On the consumer side, many cash-strapped consumers have increasingly leaned upon credit cards and debt in general as well to further their standard of living. And when the economy rolled over for these folks, sharp spending curtailments (sometimes even default) became inevitable. The consumer side is in danger of a vicious downward spiril, where lower spending kills corporate sales, killing corporate profits, causing layoffs, ending wages when unemployment runs out, tightening family budgets, lowering family spending, killing corpotate sales, killing corporate profits, causing layoffs,... etc,etc,etc.

Both of these recessions... banking and consumer... have to be addressed.

On the banking side, I see one serious error being made by many in that the US government is being blamed (or even blaming itself) for the failure of these institutions, because it allowed them the freedom of over-leveraging (or overextending themselves), or because individual elements within the banking industry were persuaded into higher risk loans.

If I as a trader, max out on margin and loose my shirt, it is not the governments fault for allowing me to use margin. And if someone in government makes persuading comments to invest in some company (of which I don't understand), and I invest in that company without doing my research, it is not the governments fault. It is my own fault for my own lack of research. It is my own fault for lack of wisdom.
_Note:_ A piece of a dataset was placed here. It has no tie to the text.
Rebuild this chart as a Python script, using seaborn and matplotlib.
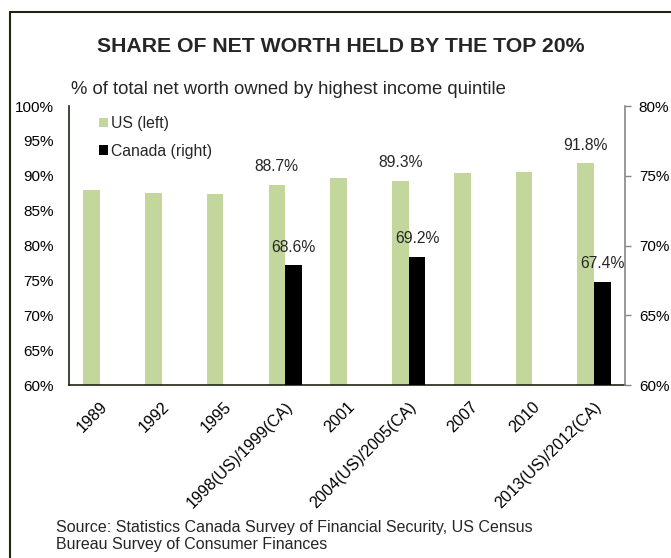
import matplotlib.pyplot as plt
import pandas as pd
import seaborn as sns
from matplotlib.lines import Line2D
from matplotlib.patches import Patch
from matplotlib.ticker import MultipleLocator, PercentFormatter


sns.set_theme(style="white")
plt.rcParams["font.family"] = ["Liberation Sans", "DejaVu Sans"]

# survey periods on the shared x axis
CATEGORIES = [
    "1989", "1992", "1995", "1998(US)/1999(CA)", "2001",
    "2004(US)/2005(CA)", "2007", "2010", "2013(US)/2012(CA)",
]
US_SHARE = [88.0, 87.5, 87.4, 88.7, 89.7, 89.3, 90.4, 90.5, 91.8]
CA_CATEGORIES = ["1998(US)/1999(CA)", "2004(US)/2005(CA)", "2013(US)/2012(CA)"]
CA_SHARE = [68.6, 69.2, 67.4]
# only the years that line up with a Canadian survey get a US value label
US_LABELLED = CA_CATEGORIES

SERIES = ["US (left)", "Canada (right)"]
COLORS = {"US (left)": "#c3d69b", "Canada (right)": "#000000"}

TITLE = "SHARE OF NET WORTH HELD BY THE TOP 20%"
SUBTITLE = "% of total net worth owned by highest income quintile"
SOURCE = ("Source: Statistics Canada Survey of Financial Security, US Census\n"
          "Bureau Survey of Consumer Finances")

DARK = "#1c2612"
GREY = "#868686"


def main() -> None:
    us_frame = pd.DataFrame({"period": CATEGORIES, "share": US_SHARE, "series": SERIES[0]})
    ca_frame = pd.DataFrame({"period": CA_CATEGORIES, "share": CA_SHARE, "series": SERIES[1]})

    fig = plt.figure(figsize=(6.71, 5.58), dpi=100)
    ax = fig.add_axes([0.1028, 0.310, 0.8286, 0.500])
    ax2 = ax.twinx()

    bar_kw = dict(x="period", y="share", hue="series", hue_order=SERIES, order=CATEGORIES,
                  palette=COLORS, width=0.54, dodge=True, saturation=1, linewidth=0,
                  legend=False)
    sns.barplot(data=us_frame, ax=ax, **bar_kw)
    sns.barplot(data=ca_frame, ax=ax2, **bar_kw)

    ax.set_ylim(60, 100)
    ax2.set_ylim(60, 80)
    ax.yaxis.set_major_locator(MultipleLocator(5))
    ax2.yaxis.set_major_locator(MultipleLocator(5))
    ax.yaxis.set_major_formatter(PercentFormatter(decimals=0))
    ax2.yaxis.set_major_formatter(PercentFormatter(decimals=0))
    ax.set_xlim(-0.5, len(CATEGORIES) - 0.5)

    ax.set_xticks(range(len(CATEGORIES)))
    ax.set_xticklabels(CATEGORIES, rotation=45, ha="right", rotation_mode="anchor")
    for a in (ax, ax2):
        a.set_xlabel("")
        a.set_ylabel("")

    ax.tick_params(axis="y", length=0, pad=11, labelsize=11, labelcolor="black")
    ax.tick_params(axis="x", length=0, pad=10, labelsize=11.6, labelcolor="black")
    ax2.tick_params(axis="y", direction="out", length=4, width=1, color=GREY, pad=6,
                    labelsize=11, labelcolor="black")

    ax.spines[["top", "right"]].set_visible(False)
    ax2.spines[["top", "left", "bottom"]].set_visible(False)
    for side in ("left", "bottom"):
        ax.spines[side].set_color(DARK)
        ax.spines[side].set_linewidth(1.2)
    ax2.spines["right"].set_color(GREY)
    ax2.spines["right"].set_linewidth(1.2)

    us_labels = [f"{v:.1f}%" if p in US_LABELLED else "" for p, v in zip(CATEGORIES, US_SHARE)]
    ax.bar_label(ax.containers[0], labels=us_labels, padding=7.5, fontsize=11.3)
    ax2.bar_label(ax2.containers[-1], fmt="{:.1f}%", padding=7.5, fontsize=11.3)

    handles = [Patch(facecolor=COLORS[s], edgecolor="none") for s in SERIES]
    ax2.legend(handles, SERIES, loc="upper left", bbox_to_anchor=(0.054, 0.964),
               frameon=False, fontsize=11.3, handlelength=0.55, handleheight=0.55,
               handletextpad=0.2, labelspacing=0.8, borderpad=0, borderaxespad=0)

    fig.text(0.508, 1 - 46 / 558, TITLE, ha="center", va="center",
             fontsize=15.3, fontweight="bold")
    fig.text(71 / 671, 1 - 89 / 558, SUBTITLE, ha="left", va="center", fontsize=13.3)
    fig.text(56 / 671, 1 - 520 / 558, SOURCE, ha="left", va="top", fontsize=11.5,
             linespacing=1.2)

    # outer frame: only top and left edges are drawn in the original
    fig.add_artist(Line2D([0.0149, 1.0], [0.9785, 0.9785], transform=fig.transFigure,
                          color=DARK, lw=1.5))
    fig.add_artist(Line2D([0.0149, 0.0149], [0.0, 0.9785], transform=fig.transFigure,
                          color=DARK, lw=1.5))

    fig.savefig("out.png", dpi=100, facecolor="white")
    plt.close(fig)


if __name__ == "__main__":
    main()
Are we bailing out troubled banks? Or are we bailing out foolish business plans, inept management teams, and bloated egoes... to the tune of eventual trillions of dollars. Would we be better off rather to take these eventual trillions of dollars and invest in (expand the capital of) our most profitable, well-run banks instead?

On the consumer side, are we going back to "trickle-down" economics, of 20 years ago, though of the "Democratic" flavor... (give the stimulous to the special interest groups, the power-brokers, the firms behind the campaign-contributions & lobbyists... and letting it "trickle-down" to the consumer)?

If we make the wrong choices, this could indeed be a very, very long recession.